:: Dataset extract ::

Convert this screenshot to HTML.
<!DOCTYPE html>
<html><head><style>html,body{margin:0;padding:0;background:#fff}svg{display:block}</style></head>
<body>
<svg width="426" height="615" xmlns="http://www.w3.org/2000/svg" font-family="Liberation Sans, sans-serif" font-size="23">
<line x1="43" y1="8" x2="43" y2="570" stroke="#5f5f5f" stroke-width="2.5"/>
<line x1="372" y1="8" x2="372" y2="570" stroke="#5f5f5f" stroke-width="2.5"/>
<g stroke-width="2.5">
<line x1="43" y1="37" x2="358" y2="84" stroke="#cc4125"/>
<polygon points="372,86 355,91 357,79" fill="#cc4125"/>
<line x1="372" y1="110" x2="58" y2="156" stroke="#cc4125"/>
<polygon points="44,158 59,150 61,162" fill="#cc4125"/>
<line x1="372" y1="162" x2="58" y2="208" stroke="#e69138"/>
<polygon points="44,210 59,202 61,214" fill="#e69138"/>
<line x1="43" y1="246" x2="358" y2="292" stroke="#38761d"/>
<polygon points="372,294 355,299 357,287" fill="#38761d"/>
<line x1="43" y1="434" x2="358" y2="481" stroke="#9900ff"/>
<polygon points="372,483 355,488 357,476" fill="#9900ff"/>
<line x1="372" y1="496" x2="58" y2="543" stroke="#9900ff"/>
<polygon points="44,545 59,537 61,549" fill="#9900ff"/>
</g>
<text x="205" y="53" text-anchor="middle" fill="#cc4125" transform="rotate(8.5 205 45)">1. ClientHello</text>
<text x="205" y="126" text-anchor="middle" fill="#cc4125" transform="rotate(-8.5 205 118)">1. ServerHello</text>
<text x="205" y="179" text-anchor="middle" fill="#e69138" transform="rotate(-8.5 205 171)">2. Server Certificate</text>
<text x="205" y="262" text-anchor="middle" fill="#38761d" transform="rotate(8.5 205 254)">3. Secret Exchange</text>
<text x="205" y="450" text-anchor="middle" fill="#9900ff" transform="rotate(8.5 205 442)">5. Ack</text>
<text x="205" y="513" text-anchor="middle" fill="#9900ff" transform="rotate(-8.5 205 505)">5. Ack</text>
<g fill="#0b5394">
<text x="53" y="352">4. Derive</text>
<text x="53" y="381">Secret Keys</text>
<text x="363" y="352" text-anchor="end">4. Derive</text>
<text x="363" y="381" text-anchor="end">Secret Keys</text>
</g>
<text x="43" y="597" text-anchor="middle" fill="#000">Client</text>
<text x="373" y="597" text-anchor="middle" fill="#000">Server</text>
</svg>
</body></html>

:::

**Stated task:** Give back the data above exactly as it appears.

**Task response:**
Convert this screenshot to HTML.
<!DOCTYPE html>
<html><head><style>html,body{margin:0;padding:0;background:#fff}svg{display:block}</style></head>
<body>
<svg width="426" height="615" xmlns="http://www.w3.org/2000/svg" font-family="Liberation Sans, sans-serif" font-size="23">
<line x1="43" y1="8" x2="43" y2="570" stroke="#5f5f5f" stroke-width="2.5"/>
<line x1="372" y1="8" x2="372" y2="570" stroke="#5f5f5f" stroke-width="2.5"/>
<g stroke-width="2.5">
<line x1="43" y1="37" x2="358" y2="84" stroke="#cc4125"/>
<polygon points="372,86 355,91 357,79" fill="#cc4125"/>
<line x1="372" y1="110" x2="58" y2="156" stroke="#cc4125"/>
<polygon points="44,158 59,150 61,162" fill="#cc4125"/>
<line x1="372" y1="162" x2="58" y2="208" stroke="#e69138"/>
<polygon points="44,210 59,202 61,214" fill="#e69138"/>
<line x1="43" y1="246" x2="358" y2="292" stroke="#38761d"/>
<polygon points="372,294 355,299 357,287" fill="#38761d"/>
<line x1="43" y1="434" x2="358" y2="481" stroke="#9900ff"/>
<polygon points="372,483 355,488 357,476" fill="#9900ff"/>
<line x1="372" y1="496" x2="58" y2="543" stroke="#9900ff"/>
<polygon points="44,545 59,537 61,549" fill="#9900ff"/>
</g>
<text x="205" y="53" text-anchor="middle" fill="#cc4125" transform="rotate(8.5 205 45)">1. ClientHello</text>
<text x="205" y="126" text-anchor="middle" fill="#cc4125" transform="rotate(-8.5 205 118)">1. ServerHello</text>
<text x="205" y="179" text-anchor="middle" fill="#e69138" transform="rotate(-8.5 205 171)">2. Server Certificate</text>
<text x="205" y="262" text-anchor="middle" fill="#38761d" transform="rotate(8.5 205 254)">3. Secret Exchange</text>
<text x="205" y="450" text-anchor="middle" fill="#9900ff" transform="rotate(8.5 205 442)">5. Ack</text>
<text x="205" y="513" text-anchor="middle" fill="#9900ff" transform="rotate(-8.5 205 505)">5. Ack</text>
<g fill="#0b5394">
<text x="53" y="352">4. Derive</text>
<text x="53" y="381">Secret Keys</text>
<text x="363" y="352" text-anchor="end">4. Derive</text>
<text x="363" y="381" text-anchor="end">Secret Keys</text>
</g>
<text x="43" y="597" text-anchor="middle" fill="#000">Client</text>
<text x="373" y="597" text-anchor="middle" fill="#000">Server</text>
</svg>
</body></html>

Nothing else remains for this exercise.